Good employment news from the BLS this morning. They report 248,000 net new jobs in September with the unemployment rate ticking down to 5.9%. Economists had expected a gain of 215,000 jobs. The number of involuntary underemployed (part time for economic reasons) also declined in September, largely due to a decline in slack work. The number of those who could only find part time work declined only slightly
As I’ve noted before, the high level of involuntary underemployed constitutes a waste of human capital. It also masks what is happening in the labor force. Jared Bernstein has pointed out in a recent NY Times article that there are two ways using just the unemployment rate gives a distorted view of the labor market. One is the changes in the participation rate affecting the unemployment rate. The second is the underemployed:
[T]here are over seven million involuntary part-time workers, almost 5 percent of the labor force, who want, but can’t find, full-time jobs. That’s still up two percentage points from its pre-recession trough. Importantly, the unemployment rate doesn’t capture this dimension of slack at all — as far as it’s concerned, you’re either working or not.

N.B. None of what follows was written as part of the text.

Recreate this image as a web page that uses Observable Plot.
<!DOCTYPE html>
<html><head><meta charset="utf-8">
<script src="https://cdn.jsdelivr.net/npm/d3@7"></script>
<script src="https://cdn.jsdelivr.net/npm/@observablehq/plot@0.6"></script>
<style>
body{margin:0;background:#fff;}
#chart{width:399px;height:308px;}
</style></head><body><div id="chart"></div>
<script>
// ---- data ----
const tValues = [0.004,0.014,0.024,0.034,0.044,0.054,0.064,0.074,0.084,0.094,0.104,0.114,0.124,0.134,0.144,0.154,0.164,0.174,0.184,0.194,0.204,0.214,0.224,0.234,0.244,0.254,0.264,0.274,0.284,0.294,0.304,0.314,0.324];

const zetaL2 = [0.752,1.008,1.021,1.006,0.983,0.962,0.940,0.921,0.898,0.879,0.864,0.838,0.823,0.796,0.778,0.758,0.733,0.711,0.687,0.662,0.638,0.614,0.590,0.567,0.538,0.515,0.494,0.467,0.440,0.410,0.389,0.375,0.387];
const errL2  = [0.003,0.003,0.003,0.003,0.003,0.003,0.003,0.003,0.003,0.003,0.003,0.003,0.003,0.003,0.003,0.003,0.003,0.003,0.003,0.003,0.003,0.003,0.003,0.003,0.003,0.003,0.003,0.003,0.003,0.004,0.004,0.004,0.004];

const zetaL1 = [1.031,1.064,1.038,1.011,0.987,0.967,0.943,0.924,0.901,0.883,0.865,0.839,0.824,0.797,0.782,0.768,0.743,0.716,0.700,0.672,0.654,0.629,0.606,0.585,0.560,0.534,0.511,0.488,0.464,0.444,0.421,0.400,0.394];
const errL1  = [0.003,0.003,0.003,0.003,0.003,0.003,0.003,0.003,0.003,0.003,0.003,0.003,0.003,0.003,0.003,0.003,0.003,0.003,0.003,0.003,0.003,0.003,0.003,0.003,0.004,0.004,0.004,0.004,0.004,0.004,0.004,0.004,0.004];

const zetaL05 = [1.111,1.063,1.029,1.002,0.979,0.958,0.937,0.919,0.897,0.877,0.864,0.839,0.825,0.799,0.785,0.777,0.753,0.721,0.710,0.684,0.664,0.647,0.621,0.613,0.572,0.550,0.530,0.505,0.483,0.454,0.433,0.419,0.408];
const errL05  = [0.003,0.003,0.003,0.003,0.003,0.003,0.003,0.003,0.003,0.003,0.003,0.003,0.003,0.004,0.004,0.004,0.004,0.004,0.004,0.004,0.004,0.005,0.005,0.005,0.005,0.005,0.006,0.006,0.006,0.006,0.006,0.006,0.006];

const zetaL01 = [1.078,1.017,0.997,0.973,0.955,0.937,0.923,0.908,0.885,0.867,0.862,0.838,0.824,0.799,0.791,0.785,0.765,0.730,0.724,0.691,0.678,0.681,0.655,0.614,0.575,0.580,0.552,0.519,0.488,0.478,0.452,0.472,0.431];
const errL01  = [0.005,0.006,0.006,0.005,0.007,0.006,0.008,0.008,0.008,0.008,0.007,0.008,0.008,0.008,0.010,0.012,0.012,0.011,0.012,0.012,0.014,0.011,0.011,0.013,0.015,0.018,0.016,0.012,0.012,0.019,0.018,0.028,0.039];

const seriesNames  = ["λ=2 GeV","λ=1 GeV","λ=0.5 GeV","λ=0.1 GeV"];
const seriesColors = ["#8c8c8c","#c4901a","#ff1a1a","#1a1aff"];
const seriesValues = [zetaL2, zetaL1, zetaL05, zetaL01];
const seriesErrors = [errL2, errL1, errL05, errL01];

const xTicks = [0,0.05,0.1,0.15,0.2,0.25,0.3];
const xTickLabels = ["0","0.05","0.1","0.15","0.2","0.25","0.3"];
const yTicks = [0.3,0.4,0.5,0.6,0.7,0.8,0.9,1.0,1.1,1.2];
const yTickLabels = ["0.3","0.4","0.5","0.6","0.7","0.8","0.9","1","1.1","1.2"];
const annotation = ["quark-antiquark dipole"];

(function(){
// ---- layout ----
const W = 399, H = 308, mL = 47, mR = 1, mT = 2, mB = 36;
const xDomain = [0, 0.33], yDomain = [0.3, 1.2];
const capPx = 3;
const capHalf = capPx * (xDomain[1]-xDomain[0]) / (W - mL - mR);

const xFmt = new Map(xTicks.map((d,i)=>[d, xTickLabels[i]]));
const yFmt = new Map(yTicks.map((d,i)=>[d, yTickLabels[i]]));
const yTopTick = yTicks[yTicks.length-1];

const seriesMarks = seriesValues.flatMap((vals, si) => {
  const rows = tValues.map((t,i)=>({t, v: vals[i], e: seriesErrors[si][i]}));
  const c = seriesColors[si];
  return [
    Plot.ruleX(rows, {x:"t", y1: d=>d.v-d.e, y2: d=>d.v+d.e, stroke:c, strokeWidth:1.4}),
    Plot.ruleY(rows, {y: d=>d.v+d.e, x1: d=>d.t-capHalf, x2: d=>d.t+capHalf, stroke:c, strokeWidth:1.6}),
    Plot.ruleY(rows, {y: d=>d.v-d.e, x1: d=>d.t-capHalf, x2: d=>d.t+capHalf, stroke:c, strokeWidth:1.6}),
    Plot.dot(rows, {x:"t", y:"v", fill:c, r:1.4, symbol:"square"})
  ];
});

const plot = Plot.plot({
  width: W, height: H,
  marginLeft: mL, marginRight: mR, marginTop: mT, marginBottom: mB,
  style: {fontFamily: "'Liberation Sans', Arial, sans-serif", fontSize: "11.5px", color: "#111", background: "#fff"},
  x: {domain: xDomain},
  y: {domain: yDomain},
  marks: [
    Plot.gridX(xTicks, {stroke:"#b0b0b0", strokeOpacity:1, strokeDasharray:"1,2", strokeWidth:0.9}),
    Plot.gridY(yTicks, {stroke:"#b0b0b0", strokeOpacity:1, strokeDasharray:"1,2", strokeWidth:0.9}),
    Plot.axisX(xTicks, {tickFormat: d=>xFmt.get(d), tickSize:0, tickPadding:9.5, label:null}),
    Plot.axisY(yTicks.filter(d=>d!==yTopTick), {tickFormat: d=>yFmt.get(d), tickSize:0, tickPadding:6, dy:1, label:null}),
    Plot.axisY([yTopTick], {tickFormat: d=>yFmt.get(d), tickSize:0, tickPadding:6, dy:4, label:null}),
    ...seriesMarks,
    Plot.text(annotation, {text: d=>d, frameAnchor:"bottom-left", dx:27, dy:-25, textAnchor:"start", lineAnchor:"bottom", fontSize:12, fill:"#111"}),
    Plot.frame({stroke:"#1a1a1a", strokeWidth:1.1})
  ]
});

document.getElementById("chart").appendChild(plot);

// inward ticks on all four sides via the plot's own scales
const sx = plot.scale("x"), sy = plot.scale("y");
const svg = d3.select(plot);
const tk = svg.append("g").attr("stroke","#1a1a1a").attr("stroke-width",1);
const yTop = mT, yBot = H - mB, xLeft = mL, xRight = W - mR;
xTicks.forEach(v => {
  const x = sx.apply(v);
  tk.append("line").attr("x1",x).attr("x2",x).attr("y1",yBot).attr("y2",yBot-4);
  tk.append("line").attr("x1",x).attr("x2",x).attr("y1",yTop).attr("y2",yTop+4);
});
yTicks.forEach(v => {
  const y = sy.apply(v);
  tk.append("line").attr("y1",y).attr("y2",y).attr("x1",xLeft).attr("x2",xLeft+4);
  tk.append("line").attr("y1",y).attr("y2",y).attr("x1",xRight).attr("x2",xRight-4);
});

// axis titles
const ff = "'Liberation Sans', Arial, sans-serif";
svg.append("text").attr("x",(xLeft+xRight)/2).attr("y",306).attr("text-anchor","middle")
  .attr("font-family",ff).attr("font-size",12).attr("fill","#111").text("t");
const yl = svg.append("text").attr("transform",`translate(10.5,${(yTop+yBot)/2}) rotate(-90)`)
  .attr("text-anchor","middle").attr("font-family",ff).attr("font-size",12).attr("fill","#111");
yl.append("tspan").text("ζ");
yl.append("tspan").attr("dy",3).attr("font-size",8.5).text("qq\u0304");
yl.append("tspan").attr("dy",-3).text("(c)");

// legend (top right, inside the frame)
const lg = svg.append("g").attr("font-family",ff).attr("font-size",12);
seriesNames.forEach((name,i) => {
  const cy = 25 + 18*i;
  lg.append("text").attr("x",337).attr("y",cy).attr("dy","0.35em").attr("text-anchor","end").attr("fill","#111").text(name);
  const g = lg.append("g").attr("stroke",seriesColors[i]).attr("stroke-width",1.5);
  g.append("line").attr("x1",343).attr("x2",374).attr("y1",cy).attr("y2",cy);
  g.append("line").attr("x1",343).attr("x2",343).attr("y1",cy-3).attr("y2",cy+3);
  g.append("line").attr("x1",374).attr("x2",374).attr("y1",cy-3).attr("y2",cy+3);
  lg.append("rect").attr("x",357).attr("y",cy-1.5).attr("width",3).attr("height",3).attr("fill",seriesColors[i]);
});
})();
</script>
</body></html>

Hours of work don’t come into it.
As Bloomberg reports, this makes a difference for policy makers.
The labor-market recovery that Federal Reserve Chair Janet Yellen seeks is proving incomplete as many U.S. workers languish in part-time jobs.
Forty-nine percent of people working less than 35 hours a week in 2012 and desiring full-time work were able to find such a position within a year, according to research by the Federal Reserve Bank of Atlanta. That’s down from 61 percent in 2006.

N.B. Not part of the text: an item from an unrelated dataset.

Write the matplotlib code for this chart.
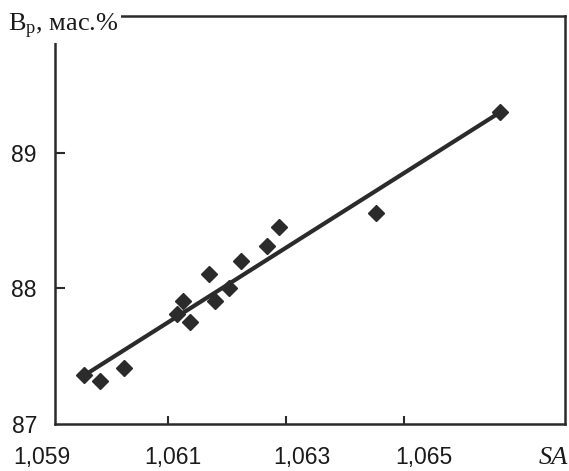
import numpy as np
import matplotlib.pyplot as plt

plt.rcParams['mathtext.fontset'] = 'custom'
plt.rcParams['mathtext.rm'] = 'Liberation Serif'
plt.rcParams['mathtext.it'] = 'Liberation Serif:italic'

# values
sa = [1.05958, 1.05985, 1.06025, 1.06115, 1.06125, 1.06137, 1.06170,
      1.06180, 1.06203, 1.06224, 1.06268, 1.06288, 1.06453, 1.06663]
bp = [87.36, 87.32, 87.41, 87.81, 87.91, 87.75, 88.11,
      87.91, 88.00, 88.20, 88.31, 88.45, 88.56, 89.30]

# straight line drawn through the data (end points)
line_sa = [1.05958, 1.06663]
line_bp = [87.36, 89.30]

x_ticks = [1.061, 1.063, 1.065]
x_labels = ['1,059', '1,061', '1,063', '1,065']
# in the scan the labels are printed slightly off their tick marks
x_label_pos = [1.05886, 1.06108, 1.06327, 1.06534]
y_ticks = [87, 88, 89]

ink = '#2b2b2b'
txt = '#1a1a1a'

fig = plt.figure(figsize=(5.69, 4.71), dpi=100)
ax = fig.add_axes([55/569, 1 - 424/471, 510/569, 408/471])

ax.plot(line_sa, line_bp, color=ink, lw=3, solid_capstyle='butt', zorder=2)
ax.plot(sa, bp, 'D', color=ink, markersize=8, zorder=3)

ax.set_xlim(1.05908, 1.06773)
ax.set_ylim(87, 90.01)

ax.set_xticks(x_ticks)
ax.set_xticklabels([])
ax.tick_params(axis='x', direction='in', length=6, width=1.5, color=ink)
ax.set_yticks(y_ticks)
ax.set_yticklabels([str(v) for v in y_ticks], fontsize=16.5,
                   family='Liberation Sans', color=txt)
ax.tick_params(axis='y', direction='in', length=7, width=1.5, color=ink, pad=13)
ax.yaxis.get_major_ticks()[0].tick1line.set_visible(False)

for pos, lab in zip(x_label_pos, x_labels):
    ax.text(pos, -0.055, lab, transform=ax.get_xaxis_transform(),
            ha='center', va='top', fontsize=16.5, family='Liberation Sans',
            color=txt)

for s in ax.spines.values():
    s.set_linewidth(1.8)
    s.set_color(ink)

fig.text(553/569, 1 - 458/471, 'SA', ha='center', va='center', fontsize=19,
         family='Liberation Serif', style='italic', color=txt)
fig.text(8/569, 1 - 31/471, 'В$_{\\mathrm{р}}$, мас.%', ha='left', va='baseline',
         fontsize=19, family='Liberation Serif', color=txt,
         bbox=dict(facecolor='white', edgecolor='none', pad=1.5))

fig.savefig('out.png', dpi=100, facecolor='white')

In addition, the almost 3 million Americans unemployed for at least 27 weeks are more likely to accept part-time jobs than counterparts out of work for shorter periods, according to a Chicago Fed paper. That means underemployment, a hallmark of the slow and uneven recovery from the recession, won’t quickly dissipate, backing policy makers such as New York Fed President William C. Dudley who counsel patience in removing stimulus.